The more challenging the normal activity is, the more time and preparatory exercises that will be required before returning to that particular activity without resulting in knee pain.
Based on my experience working with hundreds of clients with persistent knee pain, I believe what determines whether gel injections help or not is related to performing the right type and amount of activity and exercises after the injections.
I use a two-fold process to help clients figure out what activities and exercises are best for them.
Part one determines specifically how much activity the knee joint can tolerate without causing the pain and thinner fluid to come back. Once clients know what this level is, they temporarily avoid the activities that overload or hurt their knees.
Temporarily avoiding certain activities following gel injections is important, but so is performing the right types and amounts of exercise.
Part two involves prescribing the correct dosage-- the type and amount-- of exercise for the knee. This eliminates the guesswork of how to resume normal activities. (To learn about the four traits that most of my successful clients possess, watch this video.)
An alternative to Gel Injections
But many of my clients never get gel injections. Some of them are not good candidates. Others are not a fan of needles. In all of these cases, there is another option.
By contracting the muscles on the front of the thigh, the thickness of the fluid inside the knee increases [source]. The safe and simple way to do this is by performing an exercise known as a Quad Set. It needs to feel good or neutral, and it needs to be done frequently throughout the day. (For details about how to optimally perform Quad Sets-- and why they work -- watch The Ultimate Guide to Quad Sets.)
Brad’s Solution to Knee Pain
In addition to the gel injections that he was getting every six months, Brad began to complete Quad Sets several times each day. While he was sitting at his desk at work and in the evenings when he was at home, he performed gentle knee motion.

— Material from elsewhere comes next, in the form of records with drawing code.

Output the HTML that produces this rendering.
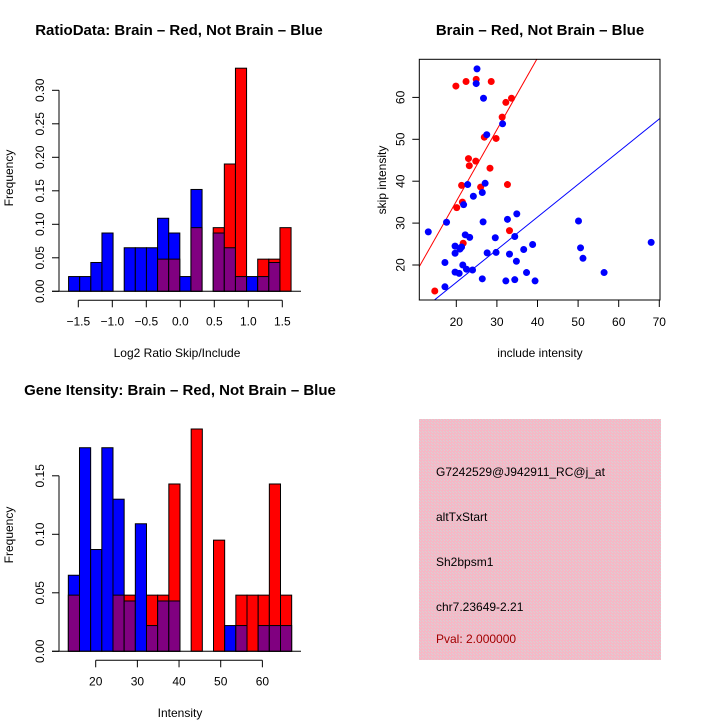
<!DOCTYPE html>
<html><head><meta charset="utf-8"><style>
body{margin:0;background:#fff}
svg text{font-family:"Liberation Sans",sans-serif;fill:#000}
</style></head><body>
<svg id="s" width="720" height="720" viewBox="0 0 720 720" xmlns="http://www.w3.org/2000/svg">
<defs><pattern id="hatch" width="3" height="3" patternUnits="userSpaceOnUse"><rect width="3" height="3" fill="#f5b8c6"/><rect x="0" y="0" width="1" height="1" fill="#d8d0d4"/><rect x="2" y="2" width="1" height="1" fill="#d8d0d4"/></pattern></defs>
<g id="p1"></g>
<g id="p2"></g>
<g id="p3"></g>
<g>
<rect x="419" y="419" width="242" height="241" fill="url(#hatch)"/>
<text x="436" y="476" font-size="12">G7242529@J942911_RC@j_at</text>
<text x="436" y="521" font-size="12">altTxStart</text>
<text x="436" y="566" font-size="12">Sh2bpsm1</text>
<text x="436" y="611" font-size="12">chr7.23649-2.21</text>
<text x="436" y="643" font-size="12" style="fill:#a00000">Pval: 2.000000</text>
</g>
</svg>
<script>
// Ratio histogram data
const ratioBinStart = -1.643, ratioBinWidth = 0.1636;
const ratioBlue = [0.022,0.022,0.043,0.087,0,0.065,0.065,0.065,0.109,0.087,0.022,0.152,0,0.087,0.065,0.022,0.022,0.022,0.043,0];
const ratioRed  = [0,0,0,0,0,0,0,0,0.048,0.048,0,0.095,0,0.095,0.190,0.333,0,0.048,0.048,0.095];
const ratioXTicks = [-1.5,-1.0,-0.5,0.0,0.5,1.0,1.5];
const ratioXLabels = ["\u22121.5","\u22121.0","\u22120.5","0.0","0.5","1.0","1.5"];
const ratioYTicks = [0,0.05,0.10,0.15,0.20,0.25,0.30];
const ratioYLabels = ["0.00","0.05","0.10","0.15","0.20","0.25","0.30"];
// Intensity histogram data
const intBinStart = 13.43, intBinWidth = 2.68;
const intBlue = [0.065,0.174,0.087,0.174,0.130,0.043,0.109,0.022,0.043,0.043,0,0,0,0,0.022,0.022,0,0.022,0.022,0.022];
const intRed  = [0.048,0,0,0,0.048,0.048,0,0.048,0.048,0.143,0,0.190,0,0.095,0,0.048,0.048,0.048,0.143,0.048];
const intXTicks = [20,30,40,50,60];
const intYTicks = [0,0.05,0.10,0.15];
const intYLabels = ["0.00","0.05","0.10","0.15"];
// Scatter data
const redX = [14.7,19.9,22.4,24.9,28.6,32.2,33.6,31.3,26.9,29.8,23.0,23.2,24.8,28.3,21.3,26.0,32.6,21.5,20.1,33.1,21.7];
const redY = [13.8,62.7,63.8,64.3,63.8,58.8,59.8,55.3,50.5,50.2,45.4,43.7,44.8,43.1,39.0,38.6,39.2,35.0,33.7,28.2,25.2];
const blueX = [25.1,24.9,26.7,27.5,31.4,22.8,27.1,26.4,24.2,21.8,17.6,26.6,32.6,34.9,13.1,22.2,23.3,34.4,29.6,19.7,21.3,20.9,19.7,27.6,29.8,33.1,36.6,38.8,34.8,17.2,21.6,19.7,20.7,22.5,24.0,37.3,26.4,32.2,34.4,39.4,17.2,50.1,50.6,51.2,56.4,68.0];
const blueY = [66.8,63.3,59.8,51.1,53.7,39.2,39.5,37.3,36.4,34.4,30.2,30.3,30.9,32.2,27.9,27.2,26.6,26.8,26.5,24.5,24.3,23.8,22.8,22.9,23.0,22.6,23.7,24.9,20.9,20.6,20.0,18.3,18.0,19.0,18.8,18.2,16.7,16.2,16.5,16.2,14.8,30.5,24.1,21.6,18.2,25.4];
const redFit = [1.0,1.71];   // intercept, slope
const blueFit = [0.25,0.78];
const scXTicks = [20,30,40,50,60,70];
const scYTicks = [20,30,40,50,60];

const NS="http://www.w3.org/2000/svg";
function mk(parent,tag,attrs,text){const e=document.createElementNS(NS,tag);for(const k in attrs)e.setAttribute(k,attrs[k]);if(text!==undefined)e.textContent=text;parent.appendChild(e);return e;}

function hist(g,opt){
  const sx=v=>opt.x0px+(v-opt.x0)*opt.kx, sy=v=>opt.base-v*opt.ky;
  for(let i=0;i<opt.blue.length;i++){
    const a=opt.binStart+i*opt.binW, b=a+opt.binW;
    const x1=sx(a), x2=sx(b), bl=opt.blue[i], rd=opt.red[i];
    const hi=Math.max(bl,rd), lo=Math.min(bl,rd);
    if(hi>0){
      const r=mk(g,'rect',{x:x1,y:sy(hi),width:x2-x1,height:sy(0)-sy(hi),fill:bl>=rd?'#0000ff':'#ff0000',stroke:'#000','stroke-width':1});
      
      
    }
    if(lo>0){
      const r=mk(g,'rect',{x:x1,y:sy(lo),width:x2-x1,height:sy(0)-sy(lo),fill:'#800080',stroke:'#000','stroke-width':1});
      
      
    }
  }
  const bl=mk(g,'line',{x1:52,x2:301,y1:opt.base,y2:opt.base,stroke:'#000'});
  
  
  const xa=mk(g,'g',{});
  
  
  const ay=opt.base+9;
  mk(xa,'line',{x1:sx(opt.xt[0]),x2:sx(opt.xt[opt.xt.length-1]),y1:ay,y2:ay,stroke:'#000'});
  opt.xt.forEach((t,i)=>{mk(xa,'line',{x1:sx(t),x2:sx(t),y1:ay,y2:ay+7,stroke:'#000'});
    const tx=mk(xa,'text',{x:sx(t),y:ay+25,'font-size':12,'text-anchor':'middle'},opt.xl[i]);
    
    });
  const ya=mk(g,'g',{});
  
  
  const axx=59;
  mk(ya,'line',{x1:axx,x2:axx,y1:sy(opt.yt[0]),y2:sy(opt.yt[opt.yt.length-1]),stroke:'#000'});
  opt.yt.forEach((t,i)=>{mk(ya,'line',{x1:axx-7,x2:axx,y1:sy(t),y2:sy(t),stroke:'#000'});
    const tx=mk(ya,'text',{x:0,y:0,'font-size':12,'text-anchor':'middle',transform:`translate(${axx-15},${sy(t)}) rotate(-90)`},opt.yl[i]);
    
    });
}

const p1=document.getElementById('p1');
hist(p1,{blue:ratioBlue,red:ratioRed,binStart:ratioBinStart,binW:ratioBinWidth,x0:-1.5,x0px:78.3,kx:68,base:291.3,ky:670,xt:ratioXTicks,xl:ratioXLabels,yt:ratioYTicks,yl:ratioYLabels});
const t1=mk(p1,'text',{x:179,y:35,'font-size':15,'font-weight':'bold','text-anchor':'middle'},'RatioData: Brain \u2013 Red, Not Brain \u2013 Blue');


const xt1=mk(p1,'text',{x:177,y:357,'font-size':12,'text-anchor':'middle'},'Log2 Ratio Skip/Include');


const yt1=mk(p1,'text',{x:0,y:0,'font-size':12,'text-anchor':'middle',transform:'translate(13,178) rotate(-90)'},'Frequency');



const p3=document.getElementById('p3');
hist(p3,{blue:intBlue,red:intRed,binStart:intBinStart,binW:intBinWidth,x0:20,x0px:95.7,kx:4.167,base:651.3,ky:1170,xt:intXTicks,xl:intXTicks.map(String),yt:intYTicks,yl:intYLabels});
const t3=mk(p3,'text',{x:180,y:395,'font-size':15,'font-weight':'bold','text-anchor':'middle'},'Gene Itensity: Brain \u2013 Red, Not Brain \u2013 Blue');


const xt3=mk(p3,'text',{x:180,y:717,'font-size':12,'text-anchor':'middle'},'Intensity');


const yt3=mk(p3,'text',{x:0,y:0,'font-size':12,'text-anchor':'middle',transform:'translate(13,535) rotate(-90)'},'Frequency');



const p2=document.getElementById('p2');
const L=419.3,R=660,T=59.3,B=300;
const sx=v=>456.3+(v-20)*4.06, sy=v=>265-(v-20)*4.19;
const clip=mk(p2,'clipPath',{id:'cl'});mk(clip,'rect',{x:L,y:T,width:R-L,height:B-T});
const fg=mk(p2,'g',{'clip-path':'url(#cl)'});
[[redFit,'#ff0000','red-fit-line'],[blueFit,'#0000ff','blue-fit-line']].forEach(([f,c,n])=>{
  const x1=5,x2=80;
  const l=mk(fg,'line',{x1:sx(x1),y1:sy(f[0]+f[1]*x1),x2:sx(x2),y2:sy(f[0]+f[1]*x2),stroke:c,'stroke-width':1});
  
  
});
redX.forEach((x,i)=>{const c=mk(p2,'circle',{cx:sx(x),cy:sy(redY[i]),r:3.5,fill:'#ff0000'});
  
  });
blueX.forEach((x,i)=>{const c=mk(p2,'circle',{cx:sx(x),cy:sy(blueY[i]),r:3.5,fill:'#0000ff'});
  
  });
const box=mk(p2,'rect',{x:L,y:T,width:R-L,height:B-T,fill:'none',stroke:'#000'});


scXTicks.forEach(t=>{mk(p2,'line',{x1:sx(t),x2:sx(t),y1:B,y2:B+7,stroke:'#000'});
  const tx=mk(p2,'text',{x:sx(t),y:B+26,'font-size':12,'text-anchor':'middle'},String(t));
  
  });
scYTicks.forEach(t=>{mk(p2,'line',{x1:L-7,x2:L,y1:sy(t),y2:sy(t),stroke:'#000'});
  const tx=mk(p2,'text',{x:0,y:0,'font-size':12,'text-anchor':'middle',transform:`translate(${L-15},${sy(t)}) rotate(-90)`},String(t));
  
  });
const t2=mk(p2,'text',{x:540,y:35,'font-size':15,'font-weight':'bold','text-anchor':'middle'},'Brain \u2013 Red, Not Brain \u2013 Blue');


const xt2=mk(p2,'text',{x:540,y:357,'font-size':12,'text-anchor':'middle'},'include intensity');


const yt2=mk(p2,'text',{x:0,y:0,'font-size':12,'text-anchor':'middle',transform:'translate(386,180) rotate(-90)'},'skip intensity');


</script>
</body></html>
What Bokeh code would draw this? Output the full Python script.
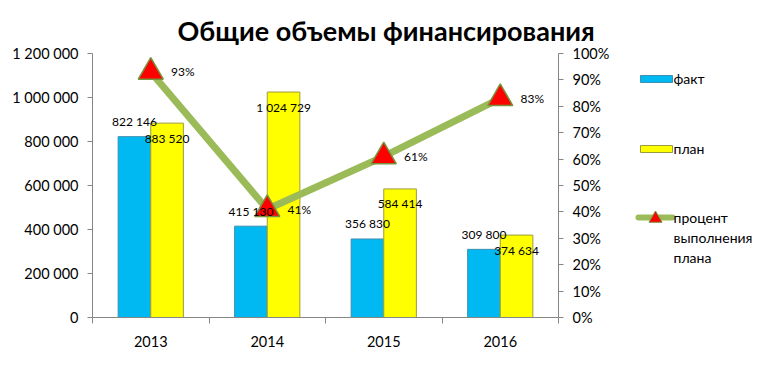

After some initial resistance, Brad stopped running, jumping, and playing volleyball for several months-- activities that were overloading and hurting his knees.
Brad also bought a variable incline plane, making it possible for him to perform the squatting exercises that I prescribed. My exercise prescription for Brad changed as his Squat Load Tolerance improved. (To see how I measure Squat Load Tolerance, watch this video.)
After several months of working together, and as the spring season approached, Brad informed me that he needed to play volleyball again. I knew his knee joints (the cartilage inside his knees) weren’t as strong and resilient as they needed to be to endure the forces of volleyball without any symptoms, and I shared this insight with him.
He took ibuprofen and Meloxicam before and after playing three volleyball games. Not surprisingly, he had pain afterwards. But unlike before, his pain resolved by the next morning. Brad was pleased with the improvement, stating "I'm convinced my cartilage is healthier now."
We continued to work together, and he took another break from volleyball. When he returned to playing that summer, the ibuprofen he took was for his back (related to a previous lumbar disc herniation) and not for his knees.
A year later, Brad emailed me, "Just want to let you know the tournament went well! Had a great time. 4 and 2 overall. Lost in playoffs... I played the best I've played in a long time... I was able to get lower than usual on passing and setting... I'm very happy!"